### [Task objective]
Can all of these lines be returned exactly?

==================================================

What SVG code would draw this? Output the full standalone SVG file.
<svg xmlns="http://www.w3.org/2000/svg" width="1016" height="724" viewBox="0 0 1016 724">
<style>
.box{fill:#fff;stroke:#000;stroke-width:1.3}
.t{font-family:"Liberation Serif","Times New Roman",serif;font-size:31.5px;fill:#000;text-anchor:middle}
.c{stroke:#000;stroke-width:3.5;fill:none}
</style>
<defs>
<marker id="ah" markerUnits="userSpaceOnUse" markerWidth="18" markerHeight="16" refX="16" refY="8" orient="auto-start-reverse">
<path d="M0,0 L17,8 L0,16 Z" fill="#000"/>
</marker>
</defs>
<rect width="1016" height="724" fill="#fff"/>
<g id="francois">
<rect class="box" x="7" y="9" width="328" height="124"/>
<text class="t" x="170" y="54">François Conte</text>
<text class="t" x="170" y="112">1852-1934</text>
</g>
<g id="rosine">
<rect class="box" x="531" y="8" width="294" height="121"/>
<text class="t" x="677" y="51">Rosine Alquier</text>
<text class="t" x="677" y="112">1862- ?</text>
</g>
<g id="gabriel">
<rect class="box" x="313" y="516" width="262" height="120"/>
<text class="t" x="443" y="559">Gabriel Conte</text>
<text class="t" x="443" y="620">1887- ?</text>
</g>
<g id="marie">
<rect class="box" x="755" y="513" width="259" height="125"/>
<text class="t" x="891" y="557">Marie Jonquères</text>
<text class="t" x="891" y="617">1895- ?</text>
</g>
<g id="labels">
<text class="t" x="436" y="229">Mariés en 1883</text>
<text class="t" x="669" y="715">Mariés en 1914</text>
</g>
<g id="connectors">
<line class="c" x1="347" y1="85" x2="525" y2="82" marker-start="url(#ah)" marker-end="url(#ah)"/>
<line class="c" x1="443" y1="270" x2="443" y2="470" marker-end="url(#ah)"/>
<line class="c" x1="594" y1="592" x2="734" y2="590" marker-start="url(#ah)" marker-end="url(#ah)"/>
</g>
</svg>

==================================================

### [Problem solution]
What SVG code would draw this? Output the full standalone SVG file.
<svg xmlns="http://www.w3.org/2000/svg" width="1016" height="724" viewBox="0 0 1016 724">
<style>
.box{fill:#fff;stroke:#000;stroke-width:1.3}
.t{font-family:"Liberation Serif","Times New Roman",serif;font-size:31.5px;fill:#000;text-anchor:middle}
.c{stroke:#000;stroke-width:3.5;fill:none}
</style>
<defs>
<marker id="ah" markerUnits="userSpaceOnUse" markerWidth="18" markerHeight="16" refX="16" refY="8" orient="auto-start-reverse">
<path d="M0,0 L17,8 L0,16 Z" fill="#000"/>
</marker>
</defs>
<rect width="1016" height="724" fill="#fff"/>
<g id="francois">
<rect class="box" x="7" y="9" width="328" height="124"/>
<text class="t" x="170" y="54">François Conte</text>
<text class="t" x="170" y="112">1852-1934</text>
</g>
<g id="rosine">
<rect class="box" x="531" y="8" width="294" height="121"/>
<text class="t" x="677" y="51">Rosine Alquier</text>
<text class="t" x="677" y="112">1862- ?</text>
</g>
<g id="gabriel">
<rect class="box" x="313" y="516" width="262" height="120"/>
<text class="t" x="443" y="559">Gabriel Conte</text>
<text class="t" x="443" y="620">1887- ?</text>
</g>
<g id="marie">
<rect class="box" x="755" y="513" width="259" height="125"/>
<text class="t" x="891" y="557">Marie Jonquères</text>
<text class="t" x="891" y="617">1895- ?</text>
</g>
<g id="labels">
<text class="t" x="436" y="229">Mariés en 1883</text>
<text class="t" x="669" y="715">Mariés en 1914</text>
</g>
<g id="connectors">
<line class="c" x1="347" y1="85" x2="525" y2="82" marker-start="url(#ah)" marker-end="url(#ah)"/>
<line class="c" x1="443" y1="270" x2="443" y2="470" marker-end="url(#ah)"/>
<line class="c" x1="594" y1="592" x2="734" y2="590" marker-start="url(#ah)" marker-end="url(#ah)"/>
</g>
</svg>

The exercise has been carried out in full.